What you are asked to do ▸
Copy the lines below as they are; omit the images they contain.

────────────────

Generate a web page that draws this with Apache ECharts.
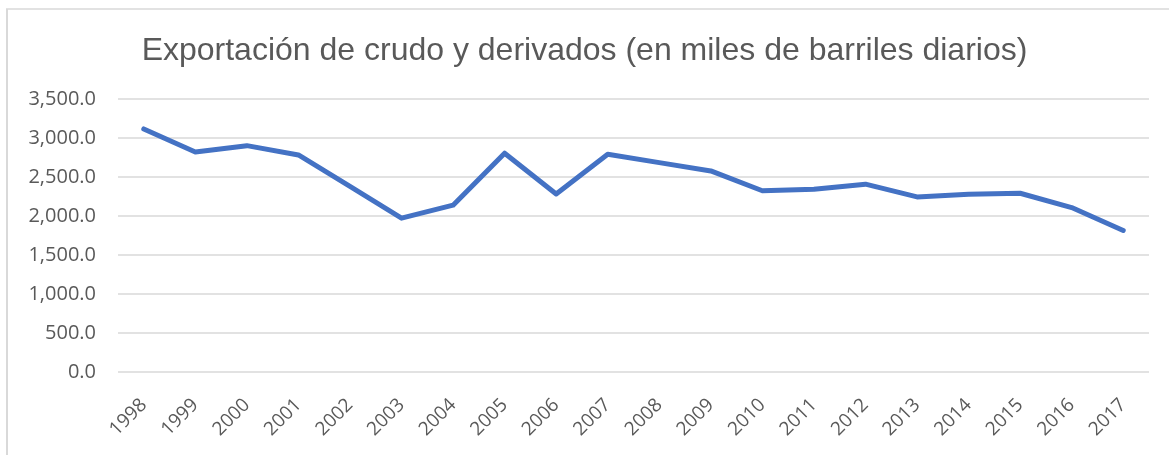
<!DOCTYPE html>
<html>
<head>
<meta charset="utf-8">
<script src="https://cdn.jsdelivr.net/npm/echarts@6/dist/echarts.min.js"></script>
<style>
html,body{margin:0;padding:0;background:#fff;}
#chart{width:1169px;height:455px;}
</style>
</head>
<body>
<div id="chart"></div>
<script>
const years = ['1998','1999','2000','2001','2002','2003','2004','2005','2006','2007','2008','2009','2010','2011','2012','2013','2014','2015','2016','2017'];
const exports_kbd = [3116, 2821, 2902, 2783, 2379, 1972, 2139, 2805, 2283, 2792, 2684, 2578, 2324, 2344, 2408, 2245, 2280, 2292, 2108, 1814];
const titleText = 'Exportación de crudo y derivados (en miles de barriles diarios)';

const chart = echarts.init(document.getElementById('chart'), null, {renderer: 'canvas'});
chart.setOption({
  animation: false,
  backgroundColor: '#ffffff',
  title: {
    text: titleText,
    left: 'center',
    top: 30,
    textStyle: {fontFamily: 'Liberation Sans, Arial, sans-serif', fontSize: 32, fontWeight: 'normal', color: '#595959'}
  },
  graphic: [
    {type: 'line', shape: {x1: 6, y1: 9, x2: 1169, y2: 9}, style: {stroke: '#d9d9d9', lineWidth: 1.5}},
    {type: 'line', shape: {x1: 7, y1: 9, x2: 7, y2: 455}, style: {stroke: '#d9d9d9', lineWidth: 2}}
  ],
  grid: {left: 118, right: 20, top: 99, bottom: 83, containLabel: false},
  xAxis: {
    type: 'category',
    data: years,
    boundaryGap: true,
    axisLine: {show: false},
    axisTick: {show: false},
    axisLabel: {
      rotate: 45,
      interval: 0,
      margin: 30,
      fontFamily: 'Open Sans, Noto Sans, sans-serif',
      fontSize: 19,
      color: '#595959'
    }
  },
  yAxis: {
    type: 'value',
    min: 0,
    max: 3500,
    interval: 500,
    axisLine: {show: false},
    axisTick: {show: false},
    splitLine: {lineStyle: {color: '#d9d9d9', width: 1.5}},
    axisLabel: {
      margin: 22,
      fontFamily: 'Open Sans, Noto Sans, sans-serif',
      fontSize: 20,
      color: '#595959',
      formatter: v => v.toLocaleString('en-US', {minimumFractionDigits: 1, maximumFractionDigits: 1})
    }
  },
  series: [{
    type: 'line',
    data: exports_kbd,
    symbol: 'none',
    lineStyle: {color: '#4472c4', width: 5, cap: 'round', join: 'round'},
    itemStyle: {color: '#4472c4'}
  }]
});
</script>
</body>
</html>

────────────────

Complete response ▸
Generate a web page that draws this with Apache ECharts.
<!DOCTYPE html>
<html>
<head>
<meta charset="utf-8">
<script src="https://cdn.jsdelivr.net/npm/echarts@6/dist/echarts.min.js"></script>
<style>
html,body{margin:0;padding:0;background:#fff;}
#chart{width:1169px;height:455px;}
</style>
</head>
<body>
<div id="chart"></div>
<script>
const years = ['1998','1999','2000','2001','2002','2003','2004','2005','2006','2007','2008','2009','2010','2011','2012','2013','2014','2015','2016','2017'];
const exports_kbd = [3116, 2821, 2902, 2783, 2379, 1972, 2139, 2805, 2283, 2792, 2684, 2578, 2324, 2344, 2408, 2245, 2280, 2292, 2108, 1814];
const titleText = 'Exportación de crudo y derivados (en miles de barriles diarios)';

const chart = echarts.init(document.getElementById('chart'), null, {renderer: 'canvas'});
chart.setOption({
  animation: false,
  backgroundColor: '#ffffff',
  title: {
    text: titleText,
    left: 'center',
    top: 30,
    textStyle: {fontFamily: 'Liberation Sans, Arial, sans-serif', fontSize: 32, fontWeight: 'normal', color: '#595959'}
  },
  graphic: [
    {type: 'line', shape: {x1: 6, y1: 9, x2: 1169, y2: 9}, style: {stroke: '#d9d9d9', lineWidth: 1.5}},
    {type: 'line', shape: {x1: 7, y1: 9, x2: 7, y2: 455}, style: {stroke: '#d9d9d9', lineWidth: 2}}
  ],
  grid: {left: 118, right: 20, top: 99, bottom: 83, containLabel: false},
  xAxis: {
    type: 'category',
    data: years,
    boundaryGap: true,
    axisLine: {show: false},
    axisTick: {show: false},
    axisLabel: {
      rotate: 45,
      interval: 0,
      margin: 30,
      fontFamily: 'Open Sans, Noto Sans, sans-serif',
      fontSize: 19,
      color: '#595959'
    }
  },
  yAxis: {
    type: 'value',
    min: 0,
    max: 3500,
    interval: 500,
    axisLine: {show: false},
    axisTick: {show: false},
    splitLine: {lineStyle: {color: '#d9d9d9', width: 1.5}},
    axisLabel: {
      margin: 22,
      fontFamily: 'Open Sans, Noto Sans, sans-serif',
      fontSize: 20,
      color: '#595959',
      formatter: v => v.toLocaleString('en-US', {minimumFractionDigits: 1, maximumFractionDigits: 1})
    }
  },
  series: [{
    type: 'line',
    data: exports_kbd,
    symbol: 'none',
    lineStyle: {color: '#4472c4', width: 5, cap: 'round', join: 'round'},
    itemStyle: {color: '#4472c4'}
  }]
});
</script>
</body>
</html>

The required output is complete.